Scenario 2: Management network and vMotion network sharing same IP-range/subnet
If the management network (actually the first VMkernel NIC) and the vMotion network share the same subnet (same IP-range) vMotion sends traffic across the network attached to first VMkernel NIC. It does not matter if you create a vMotion network on a different standard switch or distributed switch or assign different NICs to it, vMotion will default to the first VMkernel NIC if same IP-range/subnet is detected.

Please be aware that this behavior is only applicable to traffic that is sent by the source host. The destination host receives incoming vMotion traffic on the vMotion network!

I’ve been conducting an online-poll and more than 95% of the respondents are using a dedicated IP-range for the vMotion traffic. Nevertheless I would like to remind you that it’s recommended to use a separate network for vMotion. The management network is considered to be an unsecure network and therefor vMotion traffic should not be using this network. You might see this behavior in POC environments where you use a single IP-range for virtual infrastructure management traffic.

If the host is configured with a Multi-NIC vMotion configuration using the same subnet as the management network/1st VMkernel NIC, then vMotion respects the vMotion configuration and only sends traffic through the vMotion-enabled VMkernel NICs.

If you have an environment that is using a single IP-range for management network and the vMotion network, I would recommend creating a Multi-NIC vMotion configuration. If you have a limited amount of NICs, you can assign the same NIC to both VMkernel NICs, although you do not leverage the load balancing functionality, you force the VMkernel to use the vMotion-enabled networks exclusively.

Comments

  1. says

    I love reading your blog because I learn things I never really knew (or thought about). Thank you for sharing this knowledge. To clarify – when you say that vmk0 is selected to migrate “cold” data – what if vmk0 is not the management vmkernel? Perhaps it is being used for FT or another purpose. Would the cold data correctly locate the management vmk?

  2. says

    Nice post Frank, thanks. By “The files in the VMDK directory are copied across the network of the first VMkernel NIC” you mean vmx, log, etc…?

  3. says

    Hi Chris,

    Thanks for the compliment!

    When you install ESXi, the first VMKernel NIC (VMK0) is used for the management network. If you switch around, destroy and recreate a couple of VMKs, it can happen that the management network is not VMK0. Therefor I cannot state that it always use the management NIC.
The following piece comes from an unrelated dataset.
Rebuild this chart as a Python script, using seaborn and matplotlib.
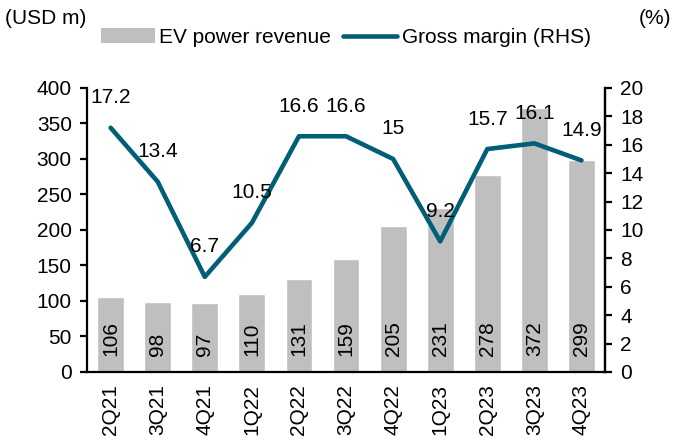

    To state it differently, it’s the VMkernel NIC configured with the default gateway. (UI, not one with a static route configured manually)

  4. André Pett says

    Thanks for this insight, very interesting.
    About: “… and the 4 older snapshots are migrated via a network file copy operation across the first VMkernel NIC (vmk0).”
    Just thinking about this. Doesn’t this introduce a security issue? Although production VM’s shouldn’t run with snapshots (so this may not be a huge business case), the vMotion traffic is unencrypted, which is one of the reasons for using a separate vMotion network!?

  5. André Pett says

    Frank,
    NFC with SSL enabled by default, that explains it. Sometimes I just need some time … ;)
    Thanks.

  6. David Dominguez says

    Nice Article Frank! we experienced that behavior when we upgraded a few years ago from Classic ESX into ESXi. What about having NFS and vmotion on the same subnet? Let’s assume vmotion port is vmk1 and NFS port vmk2. Would the NFS traffic still go through vmk1 ??

    Thanks!

  7. JudgeDredd says

    Interesting article.

    If you are using 10Gb NICs you could end up with vMotion and NFC traffic travelling down the same link, although they might be on different subnets/VLANs. Might it be useful to give NFC traffic its own Network Resource Pool so that NetIORM could be used to prevent it impacting or “normal” management traffic?

  8. AK says

    Agree with JudgeDredd here and will add some other things.
    Even if you have separate complete dedicated networks. (in our case we have 1gbit for management and 10gbit for vMotion), it would not be very optimal to go over the 1gbit for NFC.
    It would be nice to have a choice/tunable to ‘force’ all traffic over the vMotion regardless of ‘hot’/'cold’ data. Especially since some customers may indeed have very robust/dedicated vMotion networks. I think a combination of being able to force ALL vMotion over the defined vMotion network with NetIOC prioritizing hot/cold data would be optimal.

  9. says

    I do not know if it’s just me or if perhaps everybody else experiencing problems with your site. It appears as though some of the text in your posts are running off the screen. Can someone else please comment and let me know if this is happening to them as well? This may be a issue with my web browser because I’ve had this happen before.
    Cheers

  10. says

    I understand from what I have read that we can now do storage vmotion between hosts that do not share any common storage. I am not clear on whether or not we can do that when the hosts are not sharing a common vlan for vmotion or storage? I would assume as long as the vmotion traffic is able to route between the vlans it would still work but that it might not be the best way to approach this. My issue is this, the current environment is basically out of IP addresses to add new hosts and we need to retire the existing hardware and replace it with new hardware.